··· Recorded data

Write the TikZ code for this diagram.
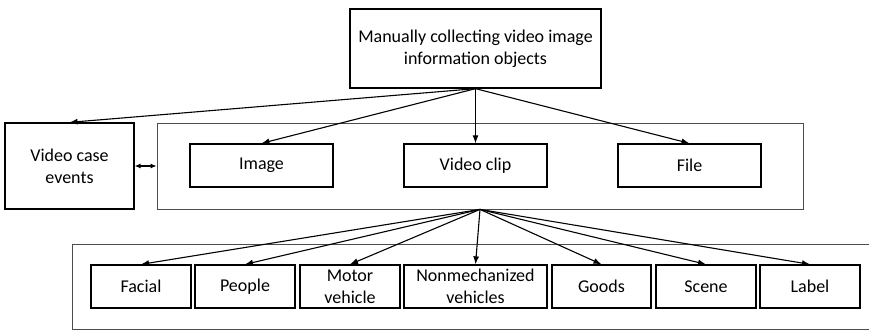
\documentclass[tikz,border=0pt]{standalone}
\usepackage{fontspec}
\setmainfont{Carlito}
\usetikzlibrary{arrows.meta}
\begin{document}
\begin{tikzpicture}[x=1pt,y=-1pt,
  box/.style={draw=black,line width=1.3pt,inner sep=0pt,align=center,
    font=\fontsize{18}{22}\selectfont},
  group/.style={draw=black!70,line width=0.8pt,inner sep=0pt},
  link/.style={line width=1.1pt,-{Latex[length=8pt,width=6pt]}},
  dlink/.style={line width=1.1pt,{Latex[length=6pt,width=5pt]}-{Latex[length=6pt,width=5pt]}}]
\useasboundingbox (0,0) rectangle (869,330);
\begin{scope}
\clip (0,0) rectangle (869,330);
% outer frame of the object categories, running off the right edge
\draw[draw=black!70,line width=0.8pt] (880,244) -- (72,244) -- (72,329) -- (880,329);
\end{scope}
% top level
\node[box,minimum width=251pt,minimum height=79pt] (top) at (475.5,48.5)
  {Manually collecting video image\\information objects};
\node[box,minimum width=129pt,minimum height=86pt] (vce) at (69.5,166)
  {Video case\\events};
\node[group,minimum width=646pt,minimum height=86pt] (mid) at (480,166) {};
% information objects
\node[box,minimum width=143pt,minimum height=43pt] (image) at (261.5,165.5) {Image};
\node[box,minimum width=143pt,minimum height=43pt] (clip) at (475.5,165.5) {Video clip};
\node[box,minimum width=143pt,minimum height=43pt] (file) at (689.5,165.5) {File};
% object categories
\node[box,minimum width=100pt,minimum height=43pt] (facial) at (141,286.5) {Facial};
\node[box,minimum width=100pt,minimum height=43pt] (people) at (245,286.5) {People};
\node[box,minimum width=100pt,minimum height=43pt] (motor) at (350,286.5) {Motor\\vehicle};
\node[box,minimum width=143pt,minimum height=43pt] (nonmech) at (475.5,286.5) {Nonmechanized\\vehicles};
\node[box,minimum width=99pt,minimum height=43pt] (goods) at (601.5,286.5) {Goods};
\node[box,minimum width=100pt,minimum height=43pt] (scene) at (706,286.5) {Scene};
\node[box,minimum width=100pt,minimum height=43pt] (label) at (810,286.5) {Label};
% connectors
\foreach \t in {vce,image,clip,file}
  \draw[link] (top.south) -- (\t.north);
\foreach \t in {facial,people,motor,nonmech,goods,scene,label}
  \draw[link] (mid.south) -- (\t.north);
\draw[dlink] (vce.east) -- (mid.west);
\end{tikzpicture}
\end{document}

······

Pictures are excluded; copy all other data exactly as shown.

Reply ::
Write the TikZ code for this diagram.
\documentclass[tikz,border=0pt]{standalone}
\usepackage{fontspec}
\setmainfont{Carlito}
\usetikzlibrary{arrows.meta}
\begin{document}
\begin{tikzpicture}[x=1pt,y=-1pt,
  box/.style={draw=black,line width=1.3pt,inner sep=0pt,align=center,
    font=\fontsize{18}{22}\selectfont},
  group/.style={draw=black!70,line width=0.8pt,inner sep=0pt},
  link/.style={line width=1.1pt,-{Latex[length=8pt,width=6pt]}},
  dlink/.style={line width=1.1pt,{Latex[length=6pt,width=5pt]}-{Latex[length=6pt,width=5pt]}}]
\useasboundingbox (0,0) rectangle (869,330);
\begin{scope}
\clip (0,0) rectangle (869,330);
% outer frame of the object categories, running off the right edge
\draw[draw=black!70,line width=0.8pt] (880,244) -- (72,244) -- (72,329) -- (880,329);
\end{scope}
% top level
\node[box,minimum width=251pt,minimum height=79pt] (top) at (475.5,48.5)
  {Manually collecting video image\\information objects};
\node[box,minimum width=129pt,minimum height=86pt] (vce) at (69.5,166)
  {Video case\\events};
\node[group,minimum width=646pt,minimum height=86pt] (mid) at (480,166) {};
% information objects
\node[box,minimum width=143pt,minimum height=43pt] (image) at (261.5,165.5) {Image};
\node[box,minimum width=143pt,minimum height=43pt] (clip) at (475.5,165.5) {Video clip};
\node[box,minimum width=143pt,minimum height=43pt] (file) at (689.5,165.5) {File};
% object categories
\node[box,minimum width=100pt,minimum height=43pt] (facial) at (141,286.5) {Facial};
\node[box,minimum width=100pt,minimum height=43pt] (people) at (245,286.5) {People};
\node[box,minimum width=100pt,minimum height=43pt] (motor) at (350,286.5) {Motor\\vehicle};
\node[box,minimum width=143pt,minimum height=43pt] (nonmech) at (475.5,286.5) {Nonmechanized\\vehicles};
\node[box,minimum width=99pt,minimum height=43pt] (goods) at (601.5,286.5) {Goods};
\node[box,minimum width=100pt,minimum height=43pt] (scene) at (706,286.5) {Scene};
\node[box,minimum width=100pt,minimum height=43pt] (label) at (810,286.5) {Label};
% connectors
\foreach \t in {vce,image,clip,file}
  \draw[link] (top.south) -- (\t.north);
\foreach \t in {facial,people,motor,nonmech,goods,scene,label}
  \draw[link] (mid.south) -- (\t.north);
\draw[dlink] (vce.east) -- (mid.west);
\end{tikzpicture}
\end{document}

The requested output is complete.